— Begin Material —

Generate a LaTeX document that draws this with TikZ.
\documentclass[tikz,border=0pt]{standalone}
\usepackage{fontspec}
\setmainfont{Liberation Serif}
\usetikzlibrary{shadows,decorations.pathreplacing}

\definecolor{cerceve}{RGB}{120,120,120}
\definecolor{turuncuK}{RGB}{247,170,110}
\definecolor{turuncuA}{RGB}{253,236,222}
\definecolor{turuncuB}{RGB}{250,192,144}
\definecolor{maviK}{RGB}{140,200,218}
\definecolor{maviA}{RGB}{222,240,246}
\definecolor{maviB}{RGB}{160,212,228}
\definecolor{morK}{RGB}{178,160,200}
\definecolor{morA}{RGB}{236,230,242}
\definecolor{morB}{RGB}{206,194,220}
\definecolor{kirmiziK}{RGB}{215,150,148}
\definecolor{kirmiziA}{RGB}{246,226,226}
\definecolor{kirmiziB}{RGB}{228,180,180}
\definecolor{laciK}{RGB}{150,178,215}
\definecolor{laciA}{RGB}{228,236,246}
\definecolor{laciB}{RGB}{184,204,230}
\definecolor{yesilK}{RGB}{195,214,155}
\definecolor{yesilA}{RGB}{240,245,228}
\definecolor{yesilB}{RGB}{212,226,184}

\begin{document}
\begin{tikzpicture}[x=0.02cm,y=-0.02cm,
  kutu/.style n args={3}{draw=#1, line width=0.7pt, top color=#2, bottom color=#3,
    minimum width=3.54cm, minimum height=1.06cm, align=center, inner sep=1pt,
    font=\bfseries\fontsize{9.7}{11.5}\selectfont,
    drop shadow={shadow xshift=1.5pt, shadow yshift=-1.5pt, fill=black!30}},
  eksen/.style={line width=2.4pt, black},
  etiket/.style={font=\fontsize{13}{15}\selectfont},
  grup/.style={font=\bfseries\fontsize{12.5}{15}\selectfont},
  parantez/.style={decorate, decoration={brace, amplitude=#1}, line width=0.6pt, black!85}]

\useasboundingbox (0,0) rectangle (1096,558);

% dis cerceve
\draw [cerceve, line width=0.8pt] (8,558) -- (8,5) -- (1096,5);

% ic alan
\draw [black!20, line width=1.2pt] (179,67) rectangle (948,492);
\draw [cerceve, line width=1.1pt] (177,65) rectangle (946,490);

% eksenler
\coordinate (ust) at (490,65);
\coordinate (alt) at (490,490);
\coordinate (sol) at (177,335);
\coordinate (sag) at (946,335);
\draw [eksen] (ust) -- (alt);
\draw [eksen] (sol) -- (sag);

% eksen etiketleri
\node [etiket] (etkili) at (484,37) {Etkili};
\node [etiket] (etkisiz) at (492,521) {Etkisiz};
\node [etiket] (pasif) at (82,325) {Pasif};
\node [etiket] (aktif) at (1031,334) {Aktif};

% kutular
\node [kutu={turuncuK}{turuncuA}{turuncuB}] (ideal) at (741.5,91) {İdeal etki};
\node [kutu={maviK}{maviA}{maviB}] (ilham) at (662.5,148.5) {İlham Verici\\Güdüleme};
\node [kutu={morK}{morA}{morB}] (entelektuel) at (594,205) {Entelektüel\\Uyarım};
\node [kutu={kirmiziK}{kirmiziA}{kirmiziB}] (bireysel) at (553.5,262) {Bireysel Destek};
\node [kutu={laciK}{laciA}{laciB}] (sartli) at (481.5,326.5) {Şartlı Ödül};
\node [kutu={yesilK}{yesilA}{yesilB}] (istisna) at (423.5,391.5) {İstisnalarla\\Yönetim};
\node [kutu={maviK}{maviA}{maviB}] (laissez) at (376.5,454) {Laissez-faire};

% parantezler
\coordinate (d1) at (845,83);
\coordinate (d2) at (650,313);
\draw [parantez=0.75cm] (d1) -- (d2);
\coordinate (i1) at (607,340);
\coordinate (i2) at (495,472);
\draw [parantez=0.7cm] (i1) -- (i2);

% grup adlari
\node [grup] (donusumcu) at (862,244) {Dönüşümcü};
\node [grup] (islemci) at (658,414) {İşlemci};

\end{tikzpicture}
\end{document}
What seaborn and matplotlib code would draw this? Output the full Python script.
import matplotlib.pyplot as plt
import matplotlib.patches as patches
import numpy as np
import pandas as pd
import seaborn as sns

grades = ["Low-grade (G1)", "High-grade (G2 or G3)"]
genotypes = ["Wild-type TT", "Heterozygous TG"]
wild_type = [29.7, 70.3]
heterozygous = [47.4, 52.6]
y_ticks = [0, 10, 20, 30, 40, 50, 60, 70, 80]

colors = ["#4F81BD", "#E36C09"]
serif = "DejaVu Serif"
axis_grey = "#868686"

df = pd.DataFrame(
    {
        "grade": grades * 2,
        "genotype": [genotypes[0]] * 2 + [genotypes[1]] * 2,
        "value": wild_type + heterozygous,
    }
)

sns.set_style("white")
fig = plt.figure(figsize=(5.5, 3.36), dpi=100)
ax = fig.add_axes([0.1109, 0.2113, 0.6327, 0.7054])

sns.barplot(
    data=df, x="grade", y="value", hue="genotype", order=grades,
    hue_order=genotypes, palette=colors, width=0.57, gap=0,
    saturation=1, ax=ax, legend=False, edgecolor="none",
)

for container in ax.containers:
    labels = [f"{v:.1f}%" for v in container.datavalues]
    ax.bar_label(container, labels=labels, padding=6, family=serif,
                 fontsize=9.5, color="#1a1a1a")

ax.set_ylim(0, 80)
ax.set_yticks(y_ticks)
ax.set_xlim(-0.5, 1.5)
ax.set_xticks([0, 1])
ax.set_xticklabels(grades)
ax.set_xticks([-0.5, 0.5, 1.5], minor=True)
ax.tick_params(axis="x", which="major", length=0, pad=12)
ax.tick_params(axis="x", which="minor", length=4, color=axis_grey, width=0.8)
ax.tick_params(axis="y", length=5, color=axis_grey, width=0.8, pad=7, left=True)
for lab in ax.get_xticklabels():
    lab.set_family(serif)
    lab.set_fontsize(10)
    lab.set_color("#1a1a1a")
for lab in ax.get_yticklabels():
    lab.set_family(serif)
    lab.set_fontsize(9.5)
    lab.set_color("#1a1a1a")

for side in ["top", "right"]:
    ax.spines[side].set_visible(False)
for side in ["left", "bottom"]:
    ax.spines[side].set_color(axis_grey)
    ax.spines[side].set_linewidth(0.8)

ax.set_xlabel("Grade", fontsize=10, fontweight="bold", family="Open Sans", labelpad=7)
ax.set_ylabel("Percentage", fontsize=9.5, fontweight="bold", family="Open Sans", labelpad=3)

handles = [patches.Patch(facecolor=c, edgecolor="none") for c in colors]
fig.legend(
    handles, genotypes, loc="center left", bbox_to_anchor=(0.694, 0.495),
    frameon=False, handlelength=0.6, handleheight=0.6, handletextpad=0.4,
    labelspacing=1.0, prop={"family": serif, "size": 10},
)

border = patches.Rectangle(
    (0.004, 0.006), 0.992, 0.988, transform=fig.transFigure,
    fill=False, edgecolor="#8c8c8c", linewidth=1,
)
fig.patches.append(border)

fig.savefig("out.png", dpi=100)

— End Material —

> What to do:
Your task is to transcribe the material exactly.

> Result of the task:
Generate a LaTeX document that draws this with TikZ.
\documentclass[tikz,border=0pt]{standalone}
\usepackage{fontspec}
\setmainfont{Liberation Serif}
\usetikzlibrary{shadows,decorations.pathreplacing}

\definecolor{cerceve}{RGB}{120,120,120}
\definecolor{turuncuK}{RGB}{247,170,110}
\definecolor{turuncuA}{RGB}{253,236,222}
\definecolor{turuncuB}{RGB}{250,192,144}
\definecolor{maviK}{RGB}{140,200,218}
\definecolor{maviA}{RGB}{222,240,246}
\definecolor{maviB}{RGB}{160,212,228}
\definecolor{morK}{RGB}{178,160,200}
\definecolor{morA}{RGB}{236,230,242}
\definecolor{morB}{RGB}{206,194,220}
\definecolor{kirmiziK}{RGB}{215,150,148}
\definecolor{kirmiziA}{RGB}{246,226,226}
\definecolor{kirmiziB}{RGB}{228,180,180}
\definecolor{laciK}{RGB}{150,178,215}
\definecolor{laciA}{RGB}{228,236,246}
\definecolor{laciB}{RGB}{184,204,230}
\definecolor{yesilK}{RGB}{195,214,155}
\definecolor{yesilA}{RGB}{240,245,228}
\definecolor{yesilB}{RGB}{212,226,184}

\begin{document}
\begin{tikzpicture}[x=0.02cm,y=-0.02cm,
  kutu/.style n args={3}{draw=#1, line width=0.7pt, top color=#2, bottom color=#3,
    minimum width=3.54cm, minimum height=1.06cm, align=center, inner sep=1pt,
    font=\bfseries\fontsize{9.7}{11.5}\selectfont,
    drop shadow={shadow xshift=1.5pt, shadow yshift=-1.5pt, fill=black!30}},
  eksen/.style={line width=2.4pt, black},
  etiket/.style={font=\fontsize{13}{15}\selectfont},
  grup/.style={font=\bfseries\fontsize{12.5}{15}\selectfont},
  parantez/.style={decorate, decoration={brace, amplitude=#1}, line width=0.6pt, black!85}]

\useasboundingbox (0,0) rectangle (1096,558);

% dis cerceve
\draw [cerceve, line width=0.8pt] (8,558) -- (8,5) -- (1096,5);

% ic alan
\draw [black!20, line width=1.2pt] (179,67) rectangle (948,492);
\draw [cerceve, line width=1.1pt] (177,65) rectangle (946,490);

% eksenler
\coordinate (ust) at (490,65);
\coordinate (alt) at (490,490);
\coordinate (sol) at (177,335);
\coordinate (sag) at (946,335);
\draw [eksen] (ust) -- (alt);
\draw [eksen] (sol) -- (sag);

% eksen etiketleri
\node [etiket] (etkili) at (484,37) {Etkili};
\node [etiket] (etkisiz) at (492,521) {Etkisiz};
\node [etiket] (pasif) at (82,325) {Pasif};
\node [etiket] (aktif) at (1031,334) {Aktif};

% kutular
\node [kutu={turuncuK}{turuncuA}{turuncuB}] (ideal) at (741.5,91) {İdeal etki};
\node [kutu={maviK}{maviA}{maviB}] (ilham) at (662.5,148.5) {İlham Verici\\Güdüleme};
\node [kutu={morK}{morA}{morB}] (entelektuel) at (594,205) {Entelektüel\\Uyarım};
\node [kutu={kirmiziK}{kirmiziA}{kirmiziB}] (bireysel) at (553.5,262) {Bireysel Destek};
\node [kutu={laciK}{laciA}{laciB}] (sartli) at (481.5,326.5) {Şartlı Ödül};
\node [kutu={yesilK}{yesilA}{yesilB}] (istisna) at (423.5,391.5) {İstisnalarla\\Yönetim};
\node [kutu={maviK}{maviA}{maviB}] (laissez) at (376.5,454) {Laissez-faire};

% parantezler
\coordinate (d1) at (845,83);
\coordinate (d2) at (650,313);
\draw [parantez=0.75cm] (d1) -- (d2);
\coordinate (i1) at (607,340);
\coordinate (i2) at (495,472);
\draw [parantez=0.7cm] (i1) -- (i2);

% grup adlari
\node [grup] (donusumcu) at (862,244) {Dönüşümcü};
\node [grup] (islemci) at (658,414) {İşlemci};

\end{tikzpicture}
\end{document}
What seaborn and matplotlib code would draw this? Output the full Python script.
import matplotlib.pyplot as plt
import matplotlib.patches as patches
import numpy as np
import pandas as pd
import seaborn as sns

grades = ["Low-grade (G1)", "High-grade (G2 or G3)"]
genotypes = ["Wild-type TT", "Heterozygous TG"]
wild_type = [29.7, 70.3]
heterozygous = [47.4, 52.6]
y_ticks = [0, 10, 20, 30, 40, 50, 60, 70, 80]

colors = ["#4F81BD", "#E36C09"]
serif = "DejaVu Serif"
axis_grey = "#868686"

df = pd.DataFrame(
    {
        "grade": grades * 2,
        "genotype": [genotypes[0]] * 2 + [genotypes[1]] * 2,
        "value": wild_type + heterozygous,
    }
)

sns.set_style("white")
fig = plt.figure(figsize=(5.5, 3.36), dpi=100)
ax = fig.add_axes([0.1109, 0.2113, 0.6327, 0.7054])

sns.barplot(
    data=df, x="grade", y="value", hue="genotype", order=grades,
    hue_order=genotypes, palette=colors, width=0.57, gap=0,
    saturation=1, ax=ax, legend=False, edgecolor="none",
)

for container in ax.containers:
    labels = [f"{v:.1f}%" for v in container.datavalues]
    ax.bar_label(container, labels=labels, padding=6, family=serif,
                 fontsize=9.5, color="#1a1a1a")

ax.set_ylim(0, 80)
ax.set_yticks(y_ticks)
ax.set_xlim(-0.5, 1.5)
ax.set_xticks([0, 1])
ax.set_xticklabels(grades)
ax.set_xticks([-0.5, 0.5, 1.5], minor=True)
ax.tick_params(axis="x", which="major", length=0, pad=12)
ax.tick_params(axis="x", which="minor", length=4, color=axis_grey, width=0.8)
ax.tick_params(axis="y", length=5, color=axis_grey, width=0.8, pad=7, left=True)
for lab in ax.get_xticklabels():
    lab.set_family(serif)
    lab.set_fontsize(10)
    lab.set_color("#1a1a1a")
for lab in ax.get_yticklabels():
    lab.set_family(serif)
    lab.set_fontsize(9.5)
    lab.set_color("#1a1a1a")

for side in ["top", "right"]:
    ax.spines[side].set_visible(False)
for side in ["left", "bottom"]:
    ax.spines[side].set_color(axis_grey)
    ax.spines[side].set_linewidth(0.8)

ax.set_xlabel("Grade", fontsize=10, fontweight="bold", family="Open Sans", labelpad=7)
ax.set_ylabel("Percentage", fontsize=9.5, fontweight="bold", family="Open Sans", labelpad=3)

handles = [patches.Patch(facecolor=c, edgecolor="none") for c in colors]
fig.legend(
    handles, genotypes, loc="center left", bbox_to_anchor=(0.694, 0.495),
    frameon=False, handlelength=0.6, handleheight=0.6, handletextpad=0.4,
    labelspacing=1.0, prop={"family": serif, "size": 10},
)

border = patches.Rectangle(
    (0.004, 0.006), 0.992, 0.988, transform=fig.transFigure,
    fill=False, edgecolor="#8c8c8c", linewidth=1,
)
fig.patches.append(border)

fig.savefig("out.png", dpi=100)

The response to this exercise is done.